Wednesday, July 30, 2014

Thames (NZ): Goldie painting of H POKAI

A copy of a Goldie painting on an auction site is the background for this article.

The accompanying information with the sale of the print includes:
"A magnificent reproduction of Charles GOLDIES 'A Summer's Day Hori Pokai (also known as Sleep 'tis a Gentle Thing).  The original was completed in 1933 and most recently sold at Auction for a record $454,000."

Who was Hori POKAI?
"Hori Pokai lived beside the Kauaeranga Stream in the Thames district. His father, Tauri Netana, escaped from Hongi Hika’s attack on Te Totara Pa in 1821. He was later captured by a Ngapuhi raiding party and taken to the Bay of Islands, where Pokai was born, instead of his native Arawa.

Although Hori Pokai’s tattoo was incomplete, he was considered to be the last tattooed Maori in the Thames district. When Mr W. Hammond came to photograph the chief, he painted Pokai’s tattoo with Indian ink to ensure that the finer lines would show up more clearly. Pokai was so pleased with Hammond’s artwork that he paraded daily down the main street of Thames until the ink finally wore off.

 Pokai was an avid story teller and would relate how on several occasions his love affairs brought him close to death. He told of the time he paid too much attention to another man’s wife and the aggrieved husband challenged him to a dual. The whole tribe assembled to watch Pokai’s punishment. Pokai, as the offender, had to rest on one knee, with a sharp stick in his hand, and defend himself against his opponent, who was armed with a long spear. The offended husband was allowed to make two thrusts at Pokai, in an attempt to impale him. Pokai parried the first attack and deftly brushed aside the second. He fought this uneven dual twice and survived both times. He was a man of great pride, with a keen sense of humour. His great physical strength is clearly mirrored in his face, particularly the set of his jaw. He was an able warrior and leader, but few stories of his battles have survived.
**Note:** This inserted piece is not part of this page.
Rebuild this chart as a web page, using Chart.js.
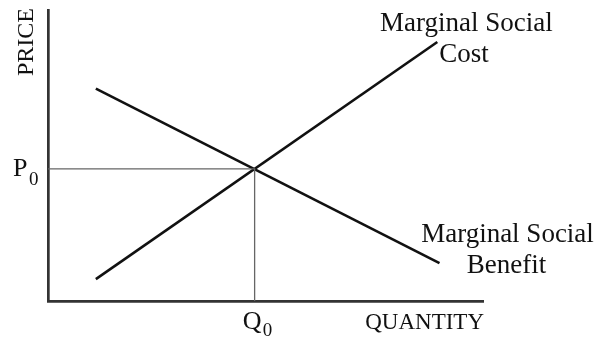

Goldie first painted Hori in 1905, after a visit to Thames. He took a series of photographs at the time, and these were used for portraits in 1917 and 1919 and for several in the 1930’s. The 1936 portrait Pokai Perturbed or Suspicion was submitted to the Royal Academy, and the 1937 study A Midsummer’s Day, Maoriland was exhibited at the Paris Salon in 1938. Goldie also had access to the photographs of Hori taken by Hammond."
Source: C FGoldie His Life & Painting, Alister Taylor & Jan Glen, 1977

The New Zealand Herald 1 February 1935, has details of the painting by Charles Goldie. Pokai is said to have died in February 1920, whereas another newspaper reports the death date as 1930.